The irony at the heart of “Holy Spider” is fascinating and timely: How does a holy city not just foster but actively embolden prostitution, a drug trade and reckless slaughter? The film’s genre-movie stylings, however, flatten these sociopolitical questions into psychosexual spectacles. Abbasi seems enamored by the contradictions of Hanaei, who was at once an upstanding Muslim, a family man, a pervert and a ruthless killer. But anyone who reads the news, anywhere in the world, will respond to these rote hypocrisies of misogyny with little other than jadedness.

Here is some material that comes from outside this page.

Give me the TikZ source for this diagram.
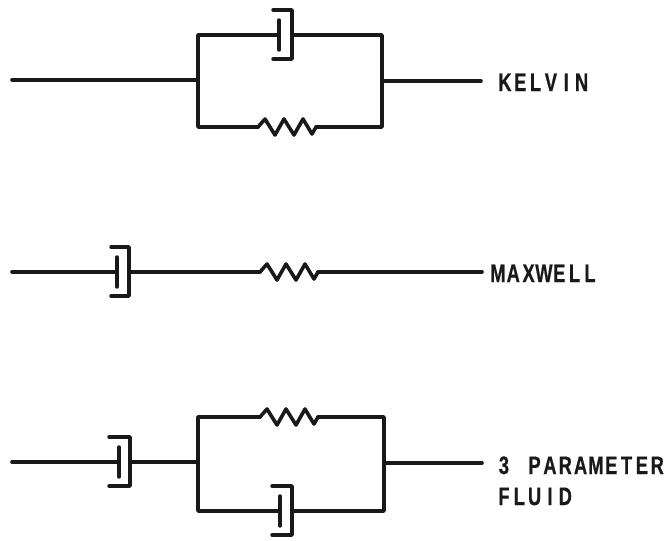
\documentclass[tikz,border=0pt]{standalone}
\usepackage{fontspec}
\setmainfont{Liberation Sans}[BoldFeatures={FakeStretch=0.72,FakeBold=0.6}]
\makeatletter
\newcommand{\pitched}[1]{\@tfor\pitch@c:=#1\do{\makebox[11.5pt]{\pitch@c}}}
\makeatother
\tikzset{
  wire/.style={line width=2.7pt,line cap=round,line join=round,draw=black!90},
  cupline/.style={line width=2.6pt,line cap=round,line join=round,draw=black!90},
  lab/.style={anchor=base west,inner sep=0pt,font=\fontsize{19}{19}\selectfont\bfseries,text=black!90}
}
% #1 prefix, #2 x of plate, #3 y axis, #4 x of cup, #5 x of cup-lip
\newcommand{\dashpotshape}[5]{%
  \coordinate (#1p) at (#2,#3);
  \coordinate (#1c) at (#4,#3);
  \draw[cupline] (#2,#3-15) -- (#2,#3+15);
  \draw[cupline] (#5,#3-25) -- (#4,#3-25) -- (#4,#3+24) -- (#5,#3+24);
}
% #1 prefix, #2 x start, #3 y axis
\newcommand{\resistorshape}[3]{%
  \coordinate (#1a) at (#2,#3);
  \coordinate (#1b) at (#2+58,#3);
  \draw[wire] (#1a) -- ++(7,-8) -- ++(10,16) -- ++(9,-16) -- ++(10,16) -- ++(9,-16) -- ++(9,15) -- (#1b);
}
\begin{document}
\begin{tikzpicture}[x=0.75pt,y=-0.75pt]
\useasboundingbox (0,0) rectangle (671,540);
% Kelvin
\coordinate (kin) at (12,80);
\coordinate (kl) at (198,80);
\coordinate (kr) at (382,81);
\coordinate (kout) at (481,81);
\dashpotshape{kd}{279}{35}{292}{273}
\resistorshape{kz}{258}{127}
\draw[wire] (kin) -- (kl);
\draw[wire] (kr) -- (kout);
\draw[wire] (kdp) -- (198,35) -- (198,127) -- (kza);
\draw[wire] (kdc) -- (382,35) -- (382,127) -- (kzb);
\node[lab] (kelvin) at (497,91) {\pitched{KELVIN}};
% Maxwell
\coordinate (min) at (12,272);
\coordinate (mout) at (482,272);
\dashpotshape{md}{117}{272}{129}{111}
\resistorshape{mz}{260}{272}
\draw[wire] (min) -- (mdp);
\draw[wire] (mdc) -- (mza);
\draw[wire] (mzb) -- (mout);
\node[lab] (maxwell) at (490,282) {\pitched{MAXWELL}};
% 3 parameter
\coordinate (pin) at (12,462);
\coordinate (pl) at (198,462);
\coordinate (pr) at (384,463);
\coordinate (pout) at (482,463);
\dashpotshape{pd}{119}{462}{130}{109}
\dashpotshape{qd}{280}{511}{292}{272}
\resistorshape{pz}{260}{417}
\draw[wire] (pin) -- (pdp);
\draw[wire] (pdc) -- (pl);
\draw[wire] (pr) -- (pout);
\draw[wire] (pza) -- (198,417) -- (198,511) -- (qdp);
\draw[wire] (pzb) -- (384,417) -- (384,511) -- (qdc);
\node[lab] (three) at (496,474) {\pitched{3~PARAMETER}};
\node[lab] (fluid) at (496,505) {\pitched{FLUID}};
\end{tikzpicture}
\end{document}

And for all the time the movie devotes to Hanaei’s life, we learn little about the lives of Mashhad’s prostitutes, who only appear briefly before their gratuitously detailed killings. Instead, Abbasi makes the fictionalized character of Rahimi (Zar Amir Ebrahimi) — a Tehrani journalist whose own experience with sexual harassment drives her crusade to catch the killer — the film’s sole representative of women’s concerns, burdened with an implausible cat-and-mouse arc. In reality, Hanaei was arrested after one woman fought him back and escaped, and reported him to the police, in spite of the risks involved. Her story of courage feels far worthier of a movie than Abbasi’s grim vision of murder and mania.
Not rated. In Persian, with subtitles. Running time: 1 hour 56 minutes. In theaters.